The highway and road systems carried nearly 11.6 billion tons of freight and 769.6 trillion passenger/kilometers in 2003. The importance of highways and motor vehicles, which carry 13.5 percent of cargo and 49.1 percent of passengers, was growing rapidly in the mid-2000s. Road usage has increased significantly, as automobiles, including privately owned vehicles, rapidly replace bicycles as the popular vehicle of choice in China. In 2002, excluding military and probably internal security vehicles, there were 12 million passenger cars and buses in operation and 8.1 million other vehicles. In 2003 China reported that 23.8 million vehicles were used for business purposes, including 14.8 million passenger vehicles and 8.5 million trucks.
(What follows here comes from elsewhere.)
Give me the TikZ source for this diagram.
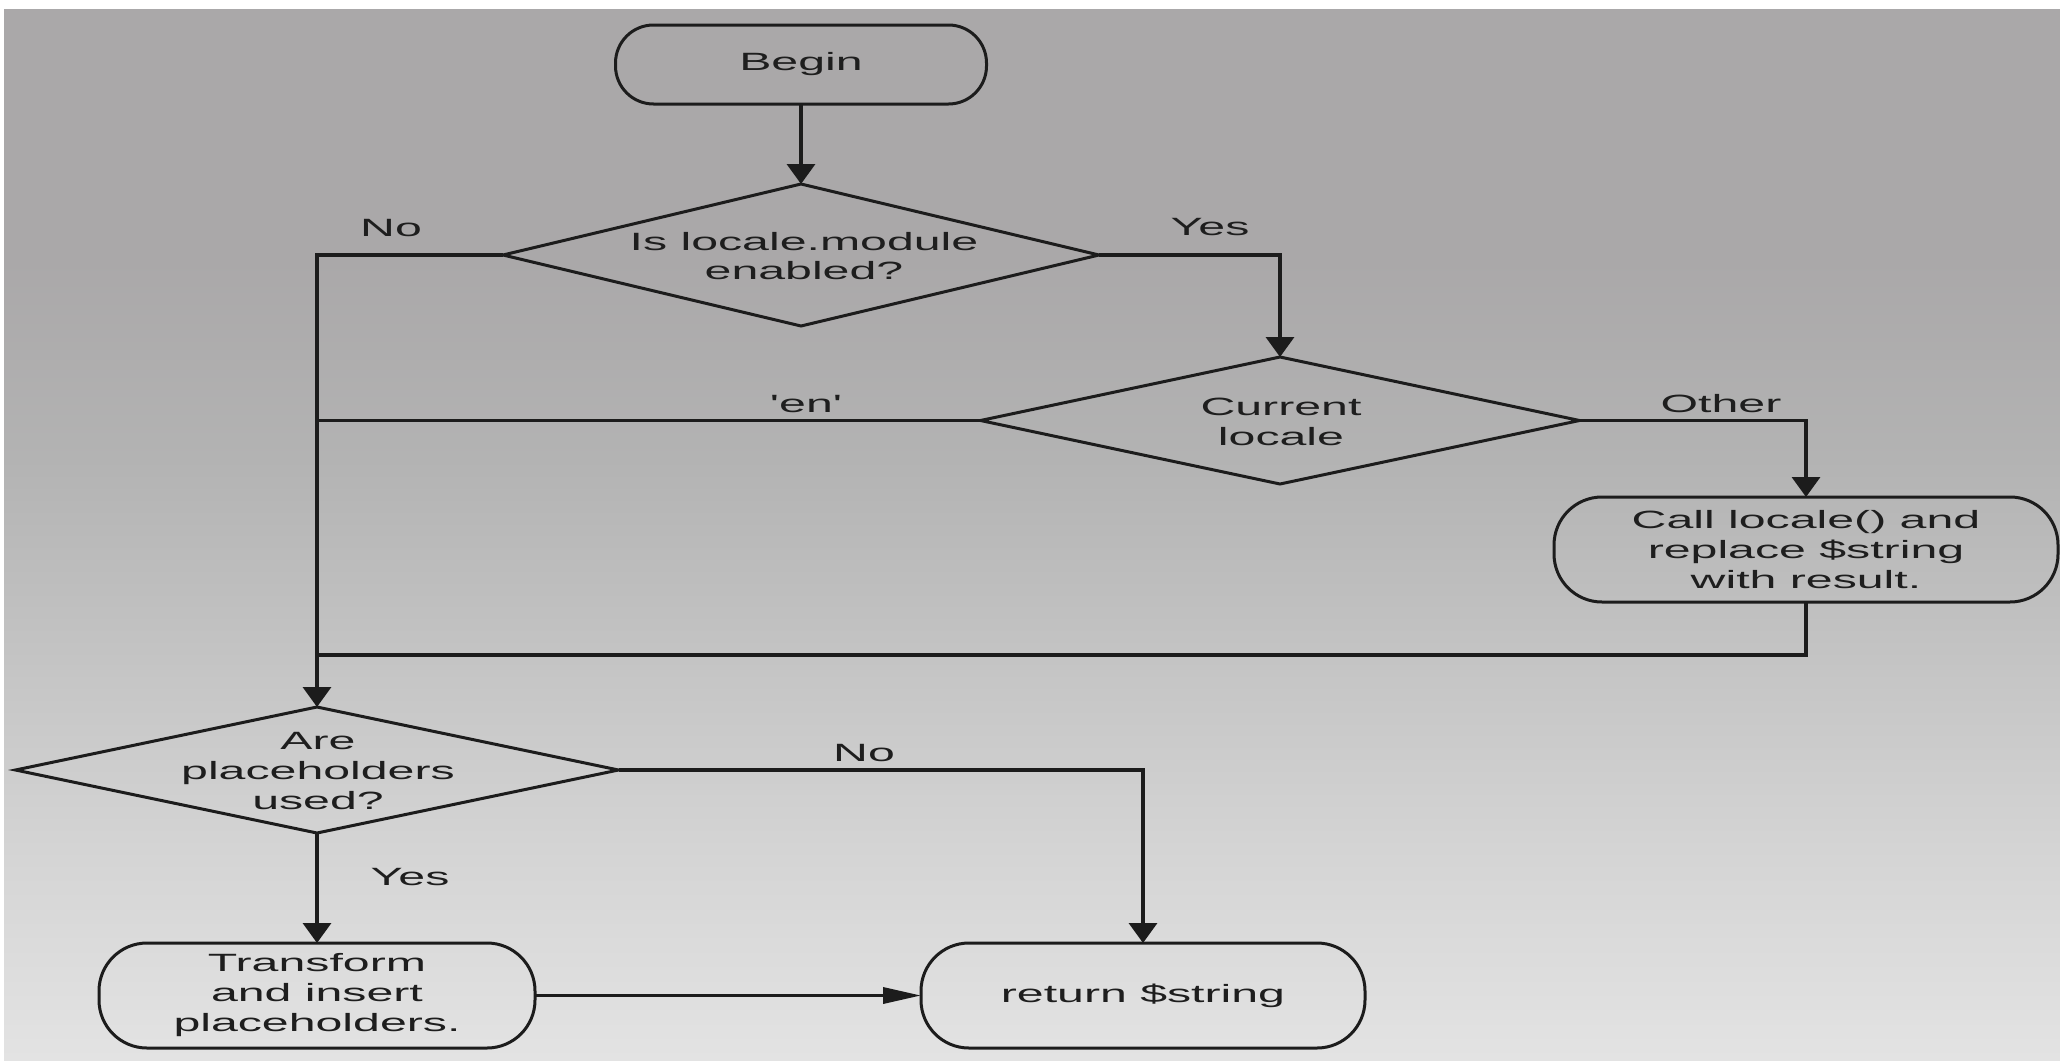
\documentclass[tikz,border=0pt]{standalone}
\usepackage{fontspec}
\setmainfont{Liberation Sans}[FakeStretch=1.93, Ligatures=TeXOff]
\usetikzlibrary{shapes.geometric, arrows.meta}
\definecolor{ln}{HTML}{1C1C1C}
\definecolor{txt}{HTML}{1E1E1E}
\definecolor{bgA}{HTML}{AAA8A9}
\definecolor{bgB}{HTML}{B3B3B3}
\definecolor{bgC}{HTML}{C4C4C4}
\definecolor{bgD}{HTML}{D5D5D5}
\definecolor{bgE}{HTML}{E3E3E3}
\begin{document}
\begin{tikzpicture}[x=1pt,y=-1pt,
  every node/.style={font=\fontsize{25pt}{30pt}\selectfont, text=txt, inner sep=0pt, outer sep=0pt},
  stadium/.style={draw=ln, line width=3pt, rectangle, align=center},
  decision/.style={draw=ln, line width=3pt, diamond},
  conn/.style={draw=ln, line width=3.5pt},
  varrow/.style={conn, -{Triangle[length=20pt,width=28pt]}},
  harrow/.style={conn, -{Triangle[length=38pt,width=16pt]}}]

% background
\useasboundingbox (0,0) rectangle (2060,1060);
\fill[white] (0,0) rectangle (2060,1060);
\fill[bgA] (4,9) rectangle (2060,260);
\shade[top color=bgA, bottom color=bgB] (4,259) rectangle (2060,460);
\shade[top color=bgB, bottom color=bgC] (4,459) rectangle (2060,660);
\shade[top color=bgC, bottom color=bgD] (4,659) rectangle (2060,860);
\shade[top color=bgD, bottom color=bgE] (4,859) rectangle (2060,1060);

% nodes
\node[stadium, rounded corners=38pt, minimum width=371pt, minimum height=79pt] (begin) at (801,64.5) {Begin};

\node[decision, minimum width=596pt, minimum height=142pt] (d1) at (801,255) {};
\node[font=\fontsize{25pt}{29pt}\selectfont, align=center] (d1t) at (804,256) {Is locale.module\\enabled?};

\node[decision, minimum width=599pt, minimum height=127pt] (d2) at (1280,420.5) {};
\node[align=center] (d2t) at (1281,422) {Current\\locale};

\node[stadium, rounded corners=48pt, minimum width=504pt, minimum height=105pt] (call) at (1806,549.5) {Call locale() and\\replace \$string\\with result.};

\node[decision, minimum width=603pt, minimum height=126pt] (d3) at (317,770) {};
\node[align=center] (d3t) at (318,771) {Are\\placeholders\\used?};

\node[stadium, rounded corners=48pt, minimum width=436pt, minimum height=105pt] (trans) at (317,995.5) {Transform\\and insert\\placeholders.};
\node[stadium, rounded corners=48pt, minimum width=444pt, minimum height=105pt] (ret) at (1143,995.5) {return \$string};

% junctions
\coordinate (j1) at (317,420.5);
\coordinate (j2) at (317,655);

% connectors
\draw[varrow] (begin) -- (d1);
\draw[varrow] (d1.west) -| (d3.north);
\draw[varrow] (d1.east) -| (d2.north);
\draw[conn] (d2.west) -- (j1);
\draw[varrow] (d2.east) -| (call.north);
\draw[conn] (call.south) |- (j2);
\draw[varrow] (d3.east) -| (ret.north);
\draw[varrow] (d3.south) -- (trans.north);
\draw[harrow] (trans.east) -- (ret.west);

% labels
\node (lno1) at (391,228) {No};
\node (lyes1) at (1210,227) {Yes};
\node (len) at (806,404) {'en'};
\node (lother) at (1721,404) {Other};
\node (lno2) at (864,753) {No};
\node (lyes2) at (410,877) {Yes};
\end{tikzpicture}
\end{document}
The latest statistics from the Beijing Municipal Statistics Bureau show that Beijing had nearly 1.3 million privately owned cars at the end of 2004 or 11 for each 100 Beijing residents. Beijing currently has the highest annual rate of private car growth. [Source: Library of Congress, 2008]

Rural roads are often in poor condition. Some roads have pavement sections that run only a few miles and then deteriorate into potholes, washboard ripples, dirt and rocks. Maps are often unreliable. Distances can be deceptive. Even on paved roads traffic is often slowed by potholes and slow trucks. A journey of a 100 miles through the mountains sometimes takes four or five hours. In villages, it is often impossible to drive. Villages were mostly built before people had cars. Homes are linked by foot paths.

Many highways are dominated by fully loaded trucks that have to brake hard when they go downhill. Car travel is still lighter than might be expected because Chinese are still not big on the idea of taking long car trips and tolls are high. Tractors sometimes use the main highways. Farmers sometimes put grain down on secondary roads to dry or to be threshed by passing vehicles.

Shanghai is better organized than Beijing transportation-wise. It has a larger population than Beijing but just one-third of the number of cars. (Shanghai has imposed limits since the 1980s on the number of autos that can be registered in the city and sells license plates through an auction system.) The transit system in Shanghai is better designed than the one in Beijing.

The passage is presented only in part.